_TO DO_
Drop the images; return everything else in the listing below exactly.

_PROVIDED MATERIAL_
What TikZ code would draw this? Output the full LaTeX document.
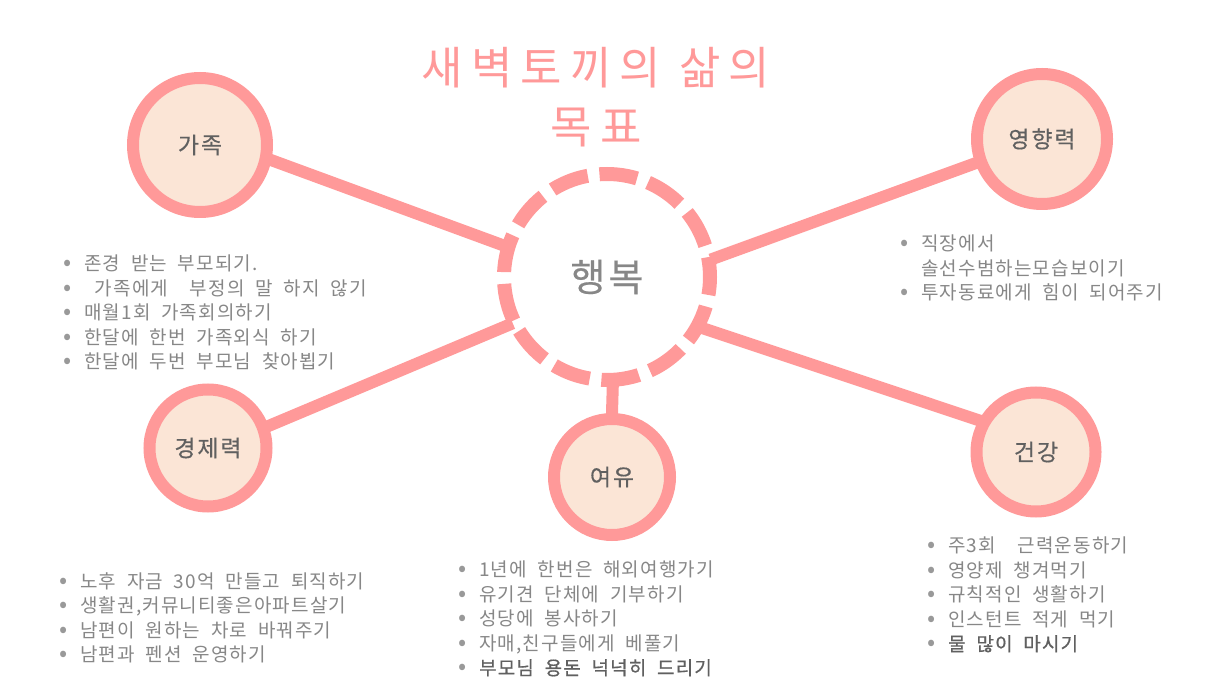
\documentclass[tikz,border=0pt]{standalone}
\usepackage{fontspec}
\usepackage{tikz}
\usetikzlibrary{backgrounds,positioning}
\setmainfont{Noto Sans CJK KR}
\newfontfamily\titlefont[LetterSpace=18]{Noto Sans CJK KR}
\newfontfamily\labelfont[LetterSpace=8,FakeBold=0.4]{Noto Sans CJK KR}
\newfontfamily\listfont[WordSpace=2,LetterSpace=6]{Noto Sans CJK KR}
\newfontfamily\boldlistfont[WordSpace=2,LetterSpace=6,FakeBold=0.6]{Noto Sans CJK KR}
\definecolor{ringpink}{HTML}{FF9999}
\definecolor{peach}{HTML}{FBE5D6}
\definecolor{labelgray}{HTML}{606060}
\definecolor{textgray}{HTML}{878787}
\definecolor{dotgray}{HTML}{999999}
\newcommand{\bul}{\makebox[21pt][l]{\textcolor{dotgray}{\fontsize{24}{24}\selectfont•}}}
\newcommand{\gap}{\makebox[21pt]{}}

\begin{document}
\begin{tikzpicture}[x=1pt,y=-1pt]
	\tikzstyle{Goal}	= [circle, draw=ringpink, line width=12pt, fill=peach, inner sep=0pt, text=labelgray, font=\labelfont\fontsize{23}{26}\selectfont]
	\tikzstyle{Center}	= [circle, draw=ringpink, line width=14pt, fill=white, minimum size=206pt, dash pattern=on 38pt off 11.78pt, dash phase=18pt, text=textgray, font=\labelfont\fontsize{38}{40}\selectfont]
	\tikzstyle{Link}	= [line width=12pt, ringpink, shorten <=-5pt, shorten >=-5pt]
	\tikzstyle{List}	= [anchor=north west, align=left, inner sep=0pt, text=textgray, font=\listfont\fontsize{19}{24.5}\selectfont]

	\useasboundingbox (0,0) rectangle (1216,684);

	\node (title) at (596,97) [align=center, text=ringpink, font=\titlefont\fontsize{45}{59}\selectfont] {새벽토끼의 삶의\\목표};
	\node (happy) at (607,277) [Center] {행복};
	\foreach \name/\x/\y/\d/\word in {family/200/145/134/가족, influence/1042/139/130/영향력, economy/208/448/117/경제력, leisure/612/477/116/여유, health/1036/452/119/건강}
		\node (\name) at (\x,\y) [Goal, minimum size=\d] {\word};

	\begin{pgfonlayer}{background}
		\fill[white] (0,0) rectangle (1216,684);
		\foreach \a/\b in {family.-12/happy.163, influence.200/happy.10, economy.20/happy.206, health.151/happy.-28}
			\draw (\a) -- (\b) [Link];
		\draw (happy.-87) -- (leisure.north) [Link];
	\end{pgfonlayer}

	% goal lists
	\node (familylist) at (63,255) [List] {\bul 존경 받는 부모되기.\\ \bul\ 가족에게\ \ 부정의 말 하지 않기\\ \bul 매월1회 가족회의하기\\ \bul 한달에 한번 가족외식 하기\\ \bul 한달에 두번 부모님 찾아뵙기};
	\node (influencelist) at (900,235) [List] {\bul 직장에서\\ \gap 솔선수범하는모습보이기\\ \bul 투자동료에게 힘이 되어주기};
	\node (economylist) at (59,572) [List] {\bul 노후 자금 30억 만들고 퇴직하기\\ \bul 생활권,커뮤니티좋은아파트살기\\ \bul 남편이 원하는 차로 바꿔주기\\ \bul 남편과 펜션 운영하기};
	\node (leisurelist) at (458,561) [List] {\bul 1년에 한번은 해외여행가기\\ \bul 유기견 단체에 기부하기\\ \bul 성당에 봉사하기\\ \bul 자매,친구들에게 베풀기\\ \bul{\boldlistfont\color{labelgray}부모님 용돈 넉넉히 드리기}};
	\node (healthlist) at (927,537) [List] {\bul 주3회\ \ 근력운동하기\\ \bul 영양제 챙겨먹기\\ \bul 규칙적인 생활하기\\ \bul 인스턴트 적게 먹기\\ \bul{\boldlistfont\color{labelgray}물 많이 마시기}};
\end{tikzpicture}
\end{document}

_SOLVED EXERCISE_
What TikZ code would draw this? Output the full LaTeX document.
\documentclass[tikz,border=0pt]{standalone}
\usepackage{fontspec}
\usepackage{tikz}
\usetikzlibrary{backgrounds,positioning}
\setmainfont{Noto Sans CJK KR}
\newfontfamily\titlefont[LetterSpace=18]{Noto Sans CJK KR}
\newfontfamily\labelfont[LetterSpace=8,FakeBold=0.4]{Noto Sans CJK KR}
\newfontfamily\listfont[WordSpace=2,LetterSpace=6]{Noto Sans CJK KR}
\newfontfamily\boldlistfont[WordSpace=2,LetterSpace=6,FakeBold=0.6]{Noto Sans CJK KR}
\definecolor{ringpink}{HTML}{FF9999}
\definecolor{peach}{HTML}{FBE5D6}
\definecolor{labelgray}{HTML}{606060}
\definecolor{textgray}{HTML}{878787}
\definecolor{dotgray}{HTML}{999999}
\newcommand{\bul}{\makebox[21pt][l]{\textcolor{dotgray}{\fontsize{24}{24}\selectfont•}}}
\newcommand{\gap}{\makebox[21pt]{}}

\begin{document}
\begin{tikzpicture}[x=1pt,y=-1pt]
	\tikzstyle{Goal}	= [circle, draw=ringpink, line width=12pt, fill=peach, inner sep=0pt, text=labelgray, font=\labelfont\fontsize{23}{26}\selectfont]
	\tikzstyle{Center}	= [circle, draw=ringpink, line width=14pt, fill=white, minimum size=206pt, dash pattern=on 38pt off 11.78pt, dash phase=18pt, text=textgray, font=\labelfont\fontsize{38}{40}\selectfont]
	\tikzstyle{Link}	= [line width=12pt, ringpink, shorten <=-5pt, shorten >=-5pt]
	\tikzstyle{List}	= [anchor=north west, align=left, inner sep=0pt, text=textgray, font=\listfont\fontsize{19}{24.5}\selectfont]

	\useasboundingbox (0,0) rectangle (1216,684);

	\node (title) at (596,97) [align=center, text=ringpink, font=\titlefont\fontsize{45}{59}\selectfont] {새벽토끼의 삶의\\목표};
	\node (happy) at (607,277) [Center] {행복};
	\foreach \name/\x/\y/\d/\word in {family/200/145/134/가족, influence/1042/139/130/영향력, economy/208/448/117/경제력, leisure/612/477/116/여유, health/1036/452/119/건강}
		\node (\name) at (\x,\y) [Goal, minimum size=\d] {\word};

	\begin{pgfonlayer}{background}
		\fill[white] (0,0) rectangle (1216,684);
		\foreach \a/\b in {family.-12/happy.163, influence.200/happy.10, economy.20/happy.206, health.151/happy.-28}
			\draw (\a) -- (\b) [Link];
		\draw (happy.-87) -- (leisure.north) [Link];
	\end{pgfonlayer}

	% goal lists
	\node (familylist) at (63,255) [List] {\bul 존경 받는 부모되기.\\ \bul\ 가족에게\ \ 부정의 말 하지 않기\\ \bul 매월1회 가족회의하기\\ \bul 한달에 한번 가족외식 하기\\ \bul 한달에 두번 부모님 찾아뵙기};
	\node (influencelist) at (900,235) [List] {\bul 직장에서\\ \gap 솔선수범하는모습보이기\\ \bul 투자동료에게 힘이 되어주기};
	\node (economylist) at (59,572) [List] {\bul 노후 자금 30억 만들고 퇴직하기\\ \bul 생활권,커뮤니티좋은아파트살기\\ \bul 남편이 원하는 차로 바꿔주기\\ \bul 남편과 펜션 운영하기};
	\node (leisurelist) at (458,561) [List] {\bul 1년에 한번은 해외여행가기\\ \bul 유기견 단체에 기부하기\\ \bul 성당에 봉사하기\\ \bul 자매,친구들에게 베풀기\\ \bul{\boldlistfont\color{labelgray}부모님 용돈 넉넉히 드리기}};
	\node (healthlist) at (927,537) [List] {\bul 주3회\ \ 근력운동하기\\ \bul 영양제 챙겨먹기\\ \bul 규칙적인 생활하기\\ \bul 인스턴트 적게 먹기\\ \bul{\boldlistfont\color{labelgray}물 많이 마시기}};
\end{tikzpicture}
\end{document}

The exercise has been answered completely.